Mr. Rae’s response to this was very revealing. The outgoing councillor for Ward 27, he’s been at it for 19 years now and has become the focus of the campaign as a symbol for all that is wrong with City Hall and its wasteful spending ways, what with his $12 000 retirement bash. While very enthusiastic about many of the ideas being tossed around the room, he expressed some serious reservations about implementing them. Some of it came across as self-serving and little more than a justification for inaction on the part of council. He seemed beaten down by the process after nearly two decades of contending with it and his stance may be the best argument for the idea of term limits. Governing is a war between competing interests and no one should be at war for too long.

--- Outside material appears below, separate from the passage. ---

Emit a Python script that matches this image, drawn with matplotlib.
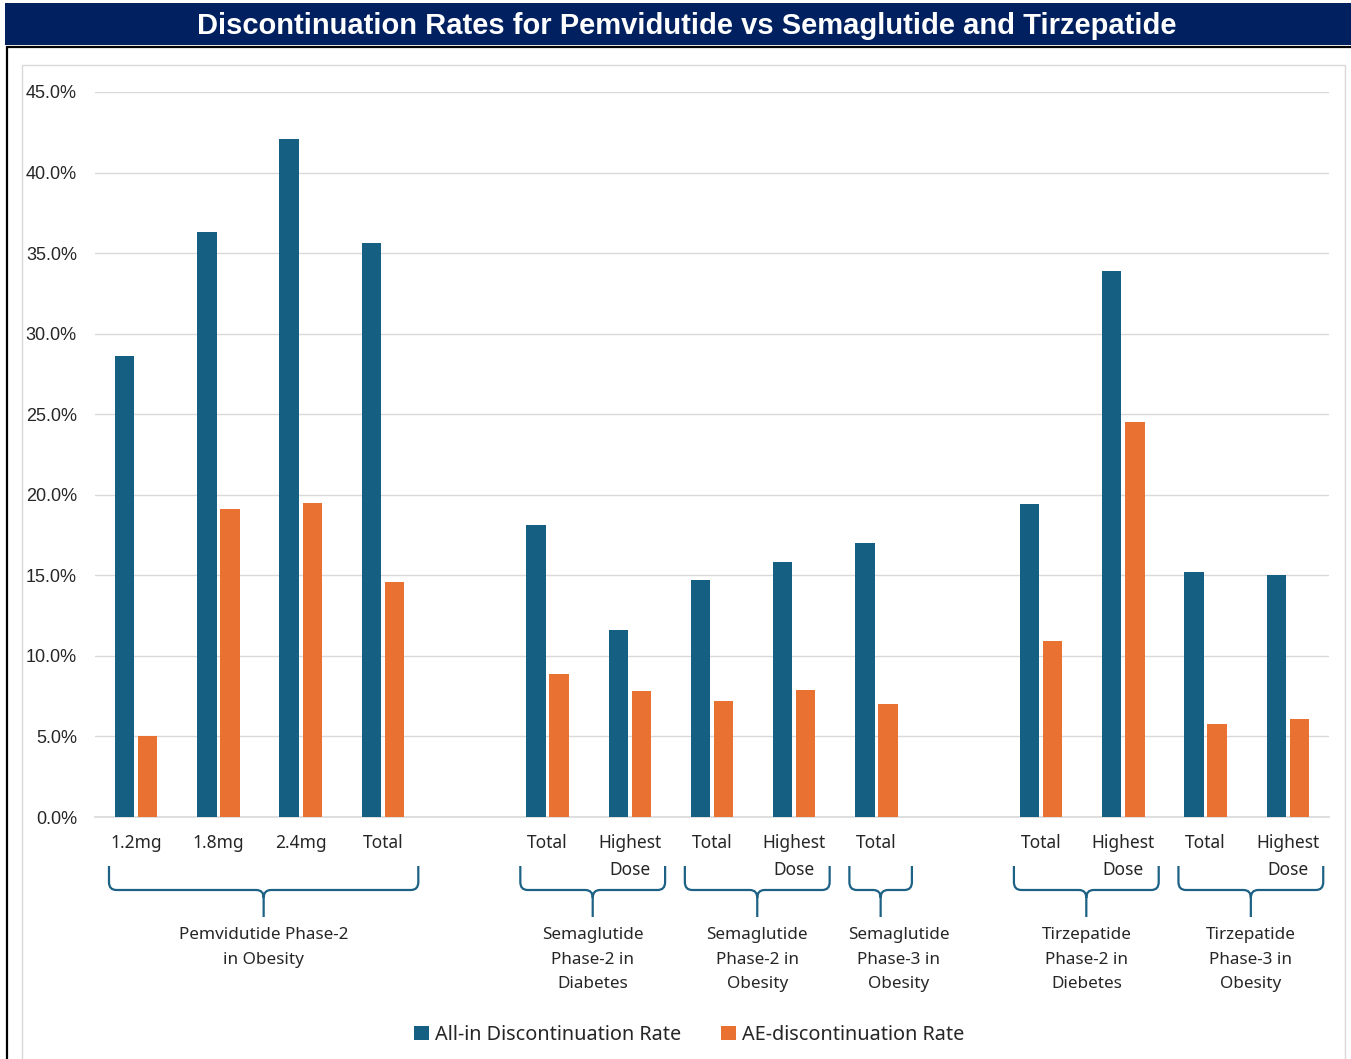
import matplotlib
matplotlib.use('Agg')
import matplotlib.pyplot as plt
import matplotlib.patches as patches
from matplotlib.path import Path
from matplotlib.transforms import blended_transform_factory
import numpy as np

# Data
categories = ['1.2mg', '1.8mg', '2.4mg', 'Total', '',
              'Total', 'Highest\nDose', 'Total', 'Highest\nDose', 'Total', '',
              'Total', 'Highest\nDose', 'Total', 'Highest\nDose']
all_in = [28.6, 36.3, 42.1, 35.6, np.nan,
          18.1, 11.6, 14.7, 15.8, 17.0, np.nan,
          19.4, 33.9, 15.2, 15.0]
ae_rate = [5.0, 19.1, 19.5, 14.6, np.nan,
           8.9, 7.8, 7.2, 7.9, 7.0, np.nan,
           10.9, 24.5, 5.8, 6.1]
group_labels = ['Pemvidutide Phase-2\nin Obesity',
                'Semaglutide\nPhase-2 in\nDiabetes',
                'Semaglutide\nPhase-2 in\nObesity',
                'Semaglutide\nPhase-3 in\nObesity',
                'Tirzepatide\nPhase-2 in\nDiebetes',
                'Tirzepatide\nPhase-3 in\nObesity']
group_spans = [(0, 3), (5, 6), (7, 8), (9, 9), (11, 12), (13, 14)]
series_names = ['All-in Discontinuation Rate', 'AE-discontinuation Rate']

BLUE = '#156082'
ORANGE = '#E97132'
NAVY = '#002060'
BRACE = '#1d6184'
TEXT = '#262626'
LABEL_FONT = ['Noto Sans', 'DejaVu Sans']

fig = plt.figure(figsize=(13.51, 10.59), dpi=100)
fig.patch.set_facecolor('white')

# title bar and frames
fig.patches.append(patches.Rectangle((0.0037, 1 - 45 / 1059), 0.9963, 42 / 1059,
                                     transform=fig.transFigure, facecolor=NAVY,
                                     edgecolor='none', zorder=0))
fig.patches.append(patches.Rectangle((7 / 1351, -0.01), 1.0, 1 - 47 / 1059 + 0.01,
                                     transform=fig.transFigure, facecolor='white',
                                     edgecolor='black', linewidth=1.6, zorder=0))
fig.patches.append(patches.Rectangle((22 / 1351, -0.01), 1323 / 1351, 1 - 65 / 1059 + 0.01,
                                     transform=fig.transFigure, facecolor='white',
                                     edgecolor='#d9d9d9', linewidth=1.0, zorder=0))
fig.text(0.508, 1 - 26 / 1059, 'Discontinuation Rates for Pemvidutide vs Semaglutide and Tirzepatide',
         ha='center', va='center', color='white', fontsize=21, fontweight='bold',
         family='Liberation Sans')

ax = fig.add_axes([95 / 1351, 1 - 817 / 1059, (1329 - 95) / 1351, (817 - 92) / 1059])
ax.set_zorder(2)
ax.patch.set_alpha(0)
x = np.arange(len(categories))
w = 0.235
ax.bar(x - 0.14, all_in, w, color=BLUE, label=series_names[0], zorder=3)
ax.bar(x + 0.14, ae_rate, w, color=ORANGE, label=series_names[1], zorder=3)

ax.set_xlim(-0.5, len(categories) - 0.5)
ax.set_ylim(0, 45)
ax.set_yticks(np.arange(0, 46, 5))
ax.set_yticklabels([f'{v:.1f}%' for v in np.arange(0, 46, 5)],
                   family='Liberation Sans', fontsize=13, color=TEXT)
ax.set_xticks(x)
ax.set_xticklabels(categories, family=LABEL_FONT, fontsize=12.5, color=TEXT,
                   linespacing=1.7, va='top')
ax.tick_params(axis='y', length=0, pad=13)
ax.tick_params(axis='x', length=0, pad=12)
ax.grid(axis='y', color='#d9d9d9', linewidth=1.0, zorder=0)
for s in ['top', 'right', 'left']:
    ax.spines[s].set_visible(False)
ax.spines['bottom'].set_color('#d9d9d9')
ax.spines['bottom'].set_linewidth(1.2)

# group braces below the category labels
trans = blended_transform_factory(ax.transData, fig.transFigure)
y_top, y_mid, y_tip = 1 - 866 / 1059, 1 - 890 / 1059, 1 - 917 / 1059
rx, ry = 0.09, 0.0075
for (a, b), label in zip(group_spans, group_labels):
    x0, x1 = a - 0.33, b + 0.43
    xm = (x0 + x1) / 2
    verts = [(x0, y_top), (x0, y_mid + ry), (x0, y_mid), (x0 + rx, y_mid),
             (xm - rx, y_mid), (xm, y_mid), (xm, y_mid - ry), (xm, y_tip),
             (xm, y_mid - ry), (xm, y_mid), (xm + rx, y_mid),
             (x1 - rx, y_mid), (x1, y_mid), (x1, y_mid + ry), (x1, y_top)]
    codes = [Path.MOVETO, Path.LINETO, Path.CURVE3, Path.CURVE3,
             Path.LINETO, Path.CURVE3, Path.CURVE3, Path.LINETO,
             Path.MOVETO, Path.CURVE3, Path.CURVE3,
             Path.LINETO, Path.CURVE3, Path.CURVE3, Path.LINETO]
    fig.patches.append(patches.PathPatch(Path(verts, codes), transform=trans,
                                         facecolor='none', edgecolor=BRACE,
                                         linewidth=1.6))
    tx = xm + (0.22 if a == b else 0.0)
    fig.text(tx, 1 - 927 / 1059, label, transform=trans, ha='center', va='top',
             fontsize=12.3, color=TEXT, family=LABEL_FONT, linespacing=1.72)

fig.legend(loc='center', bbox_to_anchor=(0.51, 1 - 1035 / 1059), ncol=2,
           frameon=False, handlelength=0.75, handleheight=0.75, handletextpad=0.3,
           columnspacing=2.0, prop={'family': LABEL_FONT, 'size': 14.3},
           labelcolor=TEXT)

fig.savefig('out.png', dpi=100, facecolor='white')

However, Mr. Rae delivered a couple key points. City council is still a ward-centric, parochial body that often undercuts city wide planning and vision for the sake of local sensibilities. Not only are the councillors guilty of this, in Rae’s view, but many citizens hold on tightly to their pre-amalgamated view of the ‘old’ Toronto. They are resistant to and suspicious of change regardless of the merits and possible contribution to city-wide progress.

This is coupled with a municipal bureaucracy also allergic to change or innovation according to Mr. Rae. Nothing new to that complaint from an elected official, and one that is being trumpeted out on the campaign trail. But here’s the thing. Like it or not, the bureaucracy is an integral part of any successful public entity. Can’t live with it, can’t live without it. A necessary evil, if that’s the particular angle you want to take. The thing is, belittling the bureaucracy, taking it to task or threatening it with dire consequences if it doesn’t bend to your almighty will seems petulant, patronizing and, most importantly, counterproductive.

A bureaucracy consists of people. Like most people, it reacts best to positive reinforcement, to be considered part of the process and integral to the building of a better organization, a better city. It needs direction and a reason to carry out change not to resist it. That can only come from bringing it a forward looking vision, an affirmative and invigorating mission statement for you more business oriented types.

None of this have we seen from the pool of candidates we are being told will spit forth our next mayor. So it’s tough to imagine how we will build a stronger, more unified city in the future with any of those we are threatening to elect to lead us. It just seems, regardless of what is being touted on the campaign trail, we will have more of the same ol’, same ol’.